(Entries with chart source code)
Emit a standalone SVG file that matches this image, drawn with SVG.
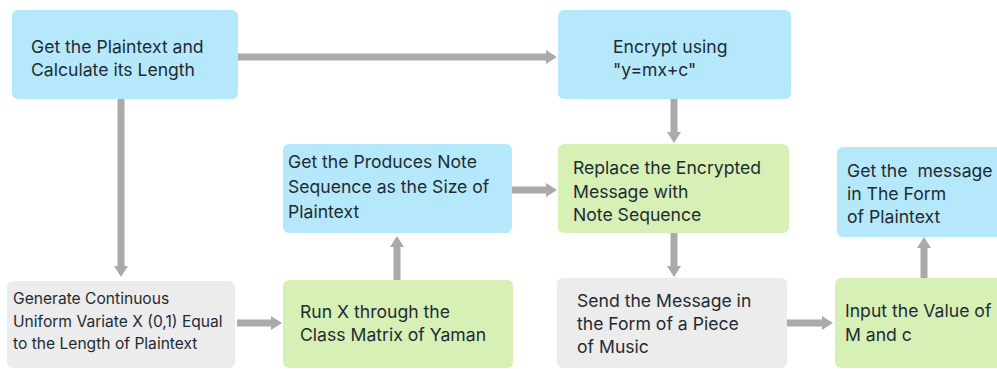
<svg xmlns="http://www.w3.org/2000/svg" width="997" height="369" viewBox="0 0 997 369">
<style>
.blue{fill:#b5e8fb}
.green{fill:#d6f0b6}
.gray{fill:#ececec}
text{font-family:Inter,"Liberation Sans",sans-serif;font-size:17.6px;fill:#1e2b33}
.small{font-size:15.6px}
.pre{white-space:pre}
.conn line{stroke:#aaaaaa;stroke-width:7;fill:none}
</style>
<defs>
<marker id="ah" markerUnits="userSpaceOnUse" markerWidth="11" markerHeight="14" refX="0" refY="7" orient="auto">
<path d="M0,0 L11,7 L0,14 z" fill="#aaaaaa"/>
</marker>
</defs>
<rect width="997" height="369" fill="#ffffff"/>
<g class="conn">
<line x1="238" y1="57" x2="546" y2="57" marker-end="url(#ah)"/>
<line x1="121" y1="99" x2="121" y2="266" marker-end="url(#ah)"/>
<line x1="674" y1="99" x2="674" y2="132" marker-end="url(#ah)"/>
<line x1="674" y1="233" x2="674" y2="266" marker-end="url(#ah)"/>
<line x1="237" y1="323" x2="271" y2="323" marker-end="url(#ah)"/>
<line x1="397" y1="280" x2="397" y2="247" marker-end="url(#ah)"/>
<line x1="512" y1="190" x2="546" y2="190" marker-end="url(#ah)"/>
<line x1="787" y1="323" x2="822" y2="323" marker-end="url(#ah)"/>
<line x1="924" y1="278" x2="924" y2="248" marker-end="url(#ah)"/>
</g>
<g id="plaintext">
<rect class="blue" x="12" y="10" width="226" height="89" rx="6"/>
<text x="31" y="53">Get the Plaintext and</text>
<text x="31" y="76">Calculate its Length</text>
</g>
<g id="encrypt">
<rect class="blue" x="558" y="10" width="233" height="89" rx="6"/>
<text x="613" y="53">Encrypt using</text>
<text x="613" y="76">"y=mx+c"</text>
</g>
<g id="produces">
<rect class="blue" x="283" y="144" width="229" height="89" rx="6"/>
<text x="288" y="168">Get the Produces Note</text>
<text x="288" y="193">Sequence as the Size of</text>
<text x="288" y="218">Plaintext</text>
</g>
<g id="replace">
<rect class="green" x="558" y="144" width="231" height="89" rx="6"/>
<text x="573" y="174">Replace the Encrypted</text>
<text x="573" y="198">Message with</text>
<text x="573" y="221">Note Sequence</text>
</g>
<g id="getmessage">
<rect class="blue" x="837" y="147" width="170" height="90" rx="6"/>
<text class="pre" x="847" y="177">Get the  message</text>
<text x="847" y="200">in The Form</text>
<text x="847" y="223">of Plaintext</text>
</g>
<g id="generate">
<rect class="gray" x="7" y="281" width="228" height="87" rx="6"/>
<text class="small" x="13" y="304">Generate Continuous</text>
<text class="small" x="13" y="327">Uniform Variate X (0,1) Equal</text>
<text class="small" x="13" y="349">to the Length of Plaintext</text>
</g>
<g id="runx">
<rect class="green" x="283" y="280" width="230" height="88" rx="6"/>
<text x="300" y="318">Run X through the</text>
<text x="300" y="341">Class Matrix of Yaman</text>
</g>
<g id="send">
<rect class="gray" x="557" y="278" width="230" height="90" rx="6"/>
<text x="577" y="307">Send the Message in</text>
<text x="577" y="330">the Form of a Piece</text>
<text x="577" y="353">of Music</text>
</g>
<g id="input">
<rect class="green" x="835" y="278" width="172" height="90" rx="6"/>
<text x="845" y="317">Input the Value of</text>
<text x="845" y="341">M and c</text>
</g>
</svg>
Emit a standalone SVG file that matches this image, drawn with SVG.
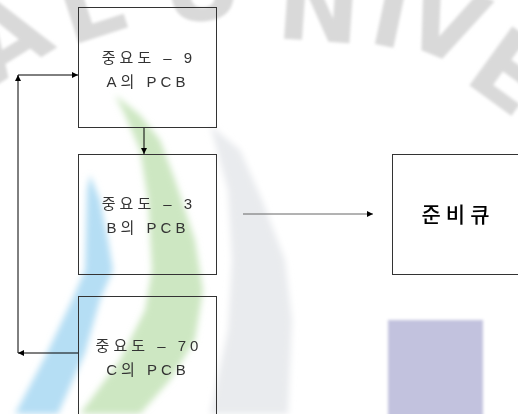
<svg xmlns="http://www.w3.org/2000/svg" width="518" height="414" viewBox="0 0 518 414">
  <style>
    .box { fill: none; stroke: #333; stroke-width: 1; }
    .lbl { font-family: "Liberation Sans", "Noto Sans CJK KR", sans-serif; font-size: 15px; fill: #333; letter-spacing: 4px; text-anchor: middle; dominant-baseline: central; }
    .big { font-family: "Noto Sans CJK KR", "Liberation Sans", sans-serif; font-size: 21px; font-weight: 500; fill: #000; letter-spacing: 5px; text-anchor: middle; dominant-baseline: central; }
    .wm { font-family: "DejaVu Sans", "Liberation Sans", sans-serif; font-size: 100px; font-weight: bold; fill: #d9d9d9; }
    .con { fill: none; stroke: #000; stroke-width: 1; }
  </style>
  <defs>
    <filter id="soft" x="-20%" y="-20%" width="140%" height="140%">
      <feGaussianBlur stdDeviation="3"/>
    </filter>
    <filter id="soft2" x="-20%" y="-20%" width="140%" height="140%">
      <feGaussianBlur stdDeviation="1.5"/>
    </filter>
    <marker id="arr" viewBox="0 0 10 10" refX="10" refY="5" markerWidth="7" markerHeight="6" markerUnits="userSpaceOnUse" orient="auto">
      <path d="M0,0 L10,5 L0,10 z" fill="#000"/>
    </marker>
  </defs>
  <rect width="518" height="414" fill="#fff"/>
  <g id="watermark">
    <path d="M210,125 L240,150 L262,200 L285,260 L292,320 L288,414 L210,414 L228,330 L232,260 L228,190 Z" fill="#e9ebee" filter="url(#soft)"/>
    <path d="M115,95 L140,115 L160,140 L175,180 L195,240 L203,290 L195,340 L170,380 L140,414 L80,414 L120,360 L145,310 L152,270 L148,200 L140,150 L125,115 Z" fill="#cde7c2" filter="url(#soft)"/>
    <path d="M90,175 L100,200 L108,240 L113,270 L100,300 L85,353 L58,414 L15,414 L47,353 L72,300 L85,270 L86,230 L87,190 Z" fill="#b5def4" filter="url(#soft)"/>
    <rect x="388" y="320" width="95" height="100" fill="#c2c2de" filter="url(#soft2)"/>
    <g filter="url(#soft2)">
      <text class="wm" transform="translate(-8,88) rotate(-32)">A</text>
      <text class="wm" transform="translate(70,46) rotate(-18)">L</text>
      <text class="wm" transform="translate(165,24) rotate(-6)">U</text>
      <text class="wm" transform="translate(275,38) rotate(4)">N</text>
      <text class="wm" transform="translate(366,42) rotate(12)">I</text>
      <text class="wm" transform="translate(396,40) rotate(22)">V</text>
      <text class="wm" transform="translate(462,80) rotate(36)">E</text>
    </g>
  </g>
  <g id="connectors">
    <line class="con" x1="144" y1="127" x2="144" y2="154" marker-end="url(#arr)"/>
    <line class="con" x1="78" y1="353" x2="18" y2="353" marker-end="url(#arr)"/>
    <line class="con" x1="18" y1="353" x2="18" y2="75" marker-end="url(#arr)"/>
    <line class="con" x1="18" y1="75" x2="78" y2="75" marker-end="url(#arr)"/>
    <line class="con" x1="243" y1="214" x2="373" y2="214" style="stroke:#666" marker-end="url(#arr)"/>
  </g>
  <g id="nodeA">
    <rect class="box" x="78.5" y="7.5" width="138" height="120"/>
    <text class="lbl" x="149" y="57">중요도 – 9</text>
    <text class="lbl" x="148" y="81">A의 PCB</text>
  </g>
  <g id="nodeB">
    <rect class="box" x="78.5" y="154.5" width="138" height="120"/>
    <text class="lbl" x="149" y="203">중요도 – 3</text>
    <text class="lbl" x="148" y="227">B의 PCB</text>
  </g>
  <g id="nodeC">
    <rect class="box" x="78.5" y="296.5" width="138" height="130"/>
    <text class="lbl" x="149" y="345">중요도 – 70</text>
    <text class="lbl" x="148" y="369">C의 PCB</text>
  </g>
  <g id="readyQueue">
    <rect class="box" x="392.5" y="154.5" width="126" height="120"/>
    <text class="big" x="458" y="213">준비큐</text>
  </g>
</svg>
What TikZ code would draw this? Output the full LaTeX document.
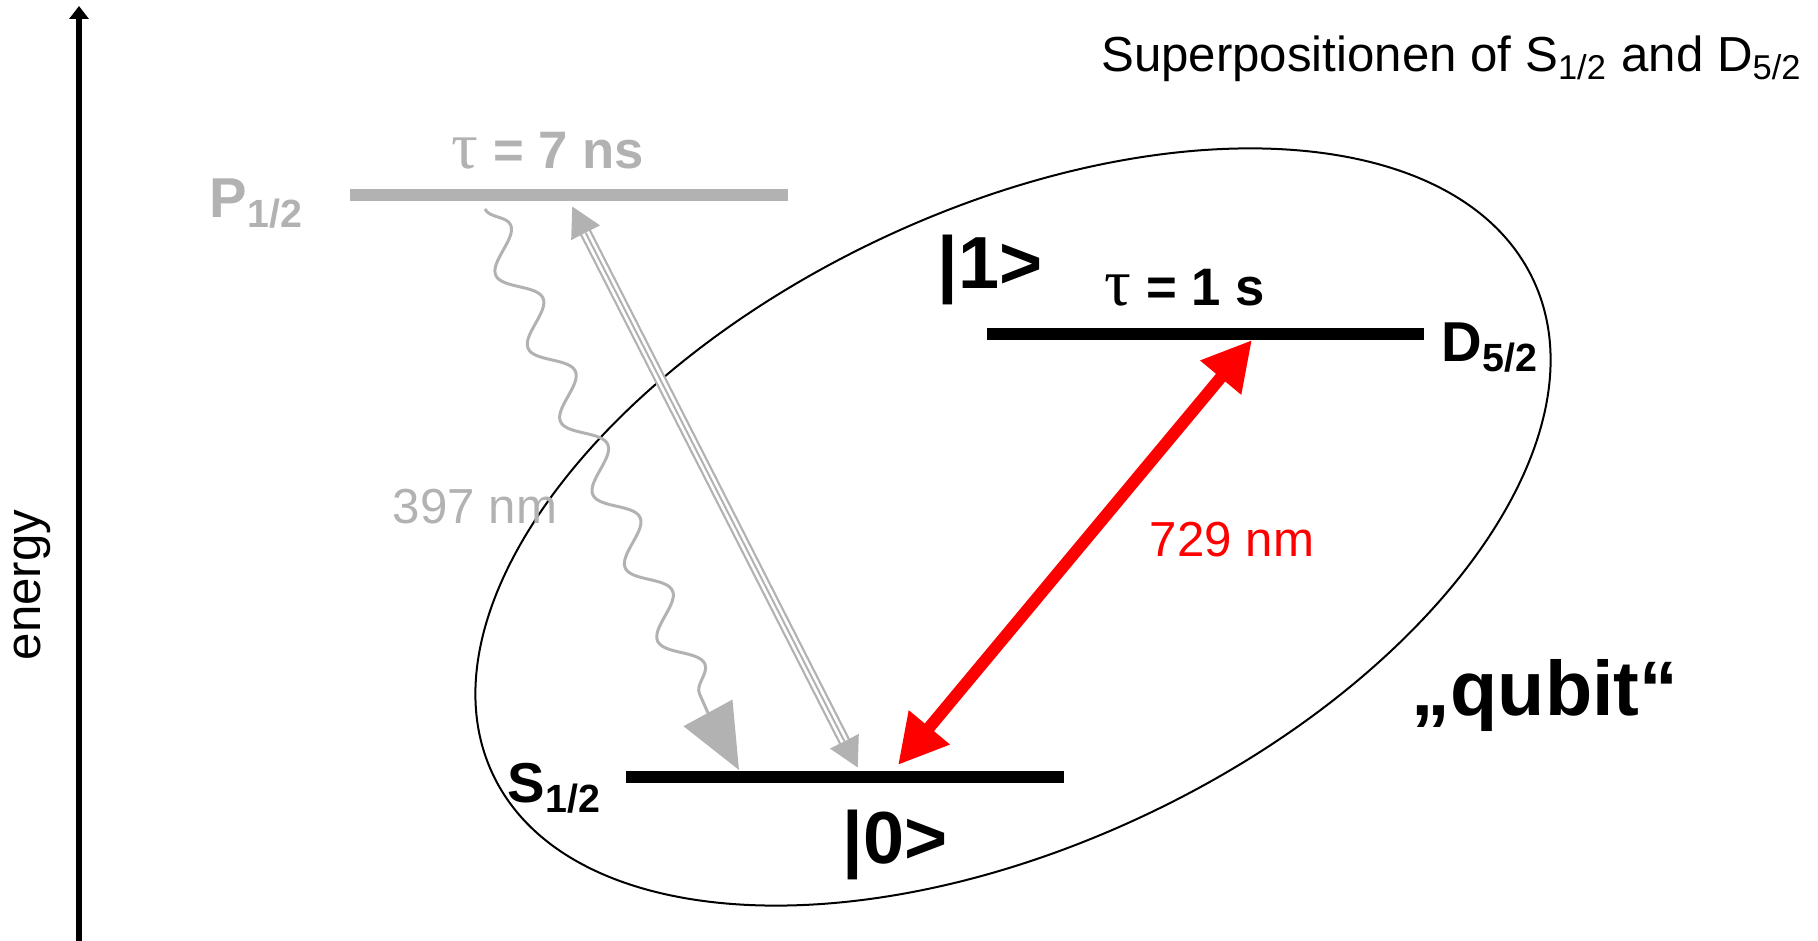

**WORK TO DO:** Leave out the pictures, and give all the records again exactly.

**FULL ANSWER:**
Emit a standalone SVG file that matches this image, drawn with SVG.
<svg xmlns="http://www.w3.org/2000/svg" width="997" height="369" viewBox="0 0 997 369">
<style>
.blue{fill:#b5e8fb}
.green{fill:#d6f0b6}
.gray{fill:#ececec}
text{font-family:Inter,"Liberation Sans",sans-serif;font-size:17.6px;fill:#1e2b33}
.small{font-size:15.6px}
.pre{white-space:pre}
.conn line{stroke:#aaaaaa;stroke-width:7;fill:none}
</style>
<defs>
<marker id="ah" markerUnits="userSpaceOnUse" markerWidth="11" markerHeight="14" refX="0" refY="7" orient="auto">
<path d="M0,0 L11,7 L0,14 z" fill="#aaaaaa"/>
</marker>
</defs>
<rect width="997" height="369" fill="#ffffff"/>
<g class="conn">
<line x1="238" y1="57" x2="546" y2="57" marker-end="url(#ah)"/>
<line x1="121" y1="99" x2="121" y2="266" marker-end="url(#ah)"/>
<line x1="674" y1="99" x2="674" y2="132" marker-end="url(#ah)"/>
<line x1="674" y1="233" x2="674" y2="266" marker-end="url(#ah)"/>
<line x1="237" y1="323" x2="271" y2="323" marker-end="url(#ah)"/>
<line x1="397" y1="280" x2="397" y2="247" marker-end="url(#ah)"/>
<line x1="512" y1="190" x2="546" y2="190" marker-end="url(#ah)"/>
<line x1="787" y1="323" x2="822" y2="323" marker-end="url(#ah)"/>
<line x1="924" y1="278" x2="924" y2="248" marker-end="url(#ah)"/>
</g>
<g id="plaintext">
<rect class="blue" x="12" y="10" width="226" height="89" rx="6"/>
<text x="31" y="53">Get the Plaintext and</text>
<text x="31" y="76">Calculate its Length</text>
</g>
<g id="encrypt">
<rect class="blue" x="558" y="10" width="233" height="89" rx="6"/>
<text x="613" y="53">Encrypt using</text>
<text x="613" y="76">"y=mx+c"</text>
</g>
<g id="produces">
<rect class="blue" x="283" y="144" width="229" height="89" rx="6"/>
<text x="288" y="168">Get the Produces Note</text>
<text x="288" y="193">Sequence as the Size of</text>
<text x="288" y="218">Plaintext</text>
</g>
<g id="replace">
<rect class="green" x="558" y="144" width="231" height="89" rx="6"/>
<text x="573" y="174">Replace the Encrypted</text>
<text x="573" y="198">Message with</text>
<text x="573" y="221">Note Sequence</text>
</g>
<g id="getmessage">
<rect class="blue" x="837" y="147" width="170" height="90" rx="6"/>
<text class="pre" x="847" y="177">Get the  message</text>
<text x="847" y="200">in The Form</text>
<text x="847" y="223">of Plaintext</text>
</g>
<g id="generate">
<rect class="gray" x="7" y="281" width="228" height="87" rx="6"/>
<text class="small" x="13" y="304">Generate Continuous</text>
<text class="small" x="13" y="327">Uniform Variate X (0,1) Equal</text>
<text class="small" x="13" y="349">to the Length of Plaintext</text>
</g>
<g id="runx">
<rect class="green" x="283" y="280" width="230" height="88" rx="6"/>
<text x="300" y="318">Run X through the</text>
<text x="300" y="341">Class Matrix of Yaman</text>
</g>
<g id="send">
<rect class="gray" x="557" y="278" width="230" height="90" rx="6"/>
<text x="577" y="307">Send the Message in</text>
<text x="577" y="330">the Form of a Piece</text>
<text x="577" y="353">of Music</text>
</g>
<g id="input">
<rect class="green" x="835" y="278" width="172" height="90" rx="6"/>
<text x="845" y="317">Input the Value of</text>
<text x="845" y="341">M and c</text>
</g>
</svg>
Emit a standalone SVG file that matches this image, drawn with SVG.
<svg xmlns="http://www.w3.org/2000/svg" width="518" height="414" viewBox="0 0 518 414">
  <style>
    .box { fill: none; stroke: #333; stroke-width: 1; }
    .lbl { font-family: "Liberation Sans", "Noto Sans CJK KR", sans-serif; font-size: 15px; fill: #333; letter-spacing: 4px; text-anchor: middle; dominant-baseline: central; }
    .big { font-family: "Noto Sans CJK KR", "Liberation Sans", sans-serif; font-size: 21px; font-weight: 500; fill: #000; letter-spacing: 5px; text-anchor: middle; dominant-baseline: central; }
    .wm { font-family: "DejaVu Sans", "Liberation Sans", sans-serif; font-size: 100px; font-weight: bold; fill: #d9d9d9; }
    .con { fill: none; stroke: #000; stroke-width: 1; }
  </style>
  <defs>
    <filter id="soft" x="-20%" y="-20%" width="140%" height="140%">
      <feGaussianBlur stdDeviation="3"/>
    </filter>
    <filter id="soft2" x="-20%" y="-20%" width="140%" height="140%">
      <feGaussianBlur stdDeviation="1.5"/>
    </filter>
    <marker id="arr" viewBox="0 0 10 10" refX="10" refY="5" markerWidth="7" markerHeight="6" markerUnits="userSpaceOnUse" orient="auto">
      <path d="M0,0 L10,5 L0,10 z" fill="#000"/>
    </marker>
  </defs>
  <rect width="518" height="414" fill="#fff"/>
  <g id="watermark">
    <path d="M210,125 L240,150 L262,200 L285,260 L292,320 L288,414 L210,414 L228,330 L232,260 L228,190 Z" fill="#e9ebee" filter="url(#soft)"/>
    <path d="M115,95 L140,115 L160,140 L175,180 L195,240 L203,290 L195,340 L170,380 L140,414 L80,414 L120,360 L145,310 L152,270 L148,200 L140,150 L125,115 Z" fill="#cde7c2" filter="url(#soft)"/>
    <path d="M90,175 L100,200 L108,240 L113,270 L100,300 L85,353 L58,414 L15,414 L47,353 L72,300 L85,270 L86,230 L87,190 Z" fill="#b5def4" filter="url(#soft)"/>
    <rect x="388" y="320" width="95" height="100" fill="#c2c2de" filter="url(#soft2)"/>
    <g filter="url(#soft2)">
      <text class="wm" transform="translate(-8,88) rotate(-32)">A</text>
      <text class="wm" transform="translate(70,46) rotate(-18)">L</text>
      <text class="wm" transform="translate(165,24) rotate(-6)">U</text>
      <text class="wm" transform="translate(275,38) rotate(4)">N</text>
      <text class="wm" transform="translate(366,42) rotate(12)">I</text>
      <text class="wm" transform="translate(396,40) rotate(22)">V</text>
      <text class="wm" transform="translate(462,80) rotate(36)">E</text>
    </g>
  </g>
  <g id="connectors">
    <line class="con" x1="144" y1="127" x2="144" y2="154" marker-end="url(#arr)"/>
    <line class="con" x1="78" y1="353" x2="18" y2="353" marker-end="url(#arr)"/>
    <line class="con" x1="18" y1="353" x2="18" y2="75" marker-end="url(#arr)"/>
    <line class="con" x1="18" y1="75" x2="78" y2="75" marker-end="url(#arr)"/>
    <line class="con" x1="243" y1="214" x2="373" y2="214" style="stroke:#666" marker-end="url(#arr)"/>
  </g>
  <g id="nodeA">
    <rect class="box" x="78.5" y="7.5" width="138" height="120"/>
    <text class="lbl" x="149" y="57">중요도 – 9</text>
    <text class="lbl" x="148" y="81">A의 PCB</text>
  </g>
  <g id="nodeB">
    <rect class="box" x="78.5" y="154.5" width="138" height="120"/>
    <text class="lbl" x="149" y="203">중요도 – 3</text>
    <text class="lbl" x="148" y="227">B의 PCB</text>
  </g>
  <g id="nodeC">
    <rect class="box" x="78.5" y="296.5" width="138" height="130"/>
    <text class="lbl" x="149" y="345">중요도 – 70</text>
    <text class="lbl" x="148" y="369">C의 PCB</text>
  </g>
  <g id="readyQueue">
    <rect class="box" x="392.5" y="154.5" width="126" height="120"/>
    <text class="big" x="458" y="213">준비큐</text>
  </g>
</svg>
What TikZ code would draw this? Output the full LaTeX document.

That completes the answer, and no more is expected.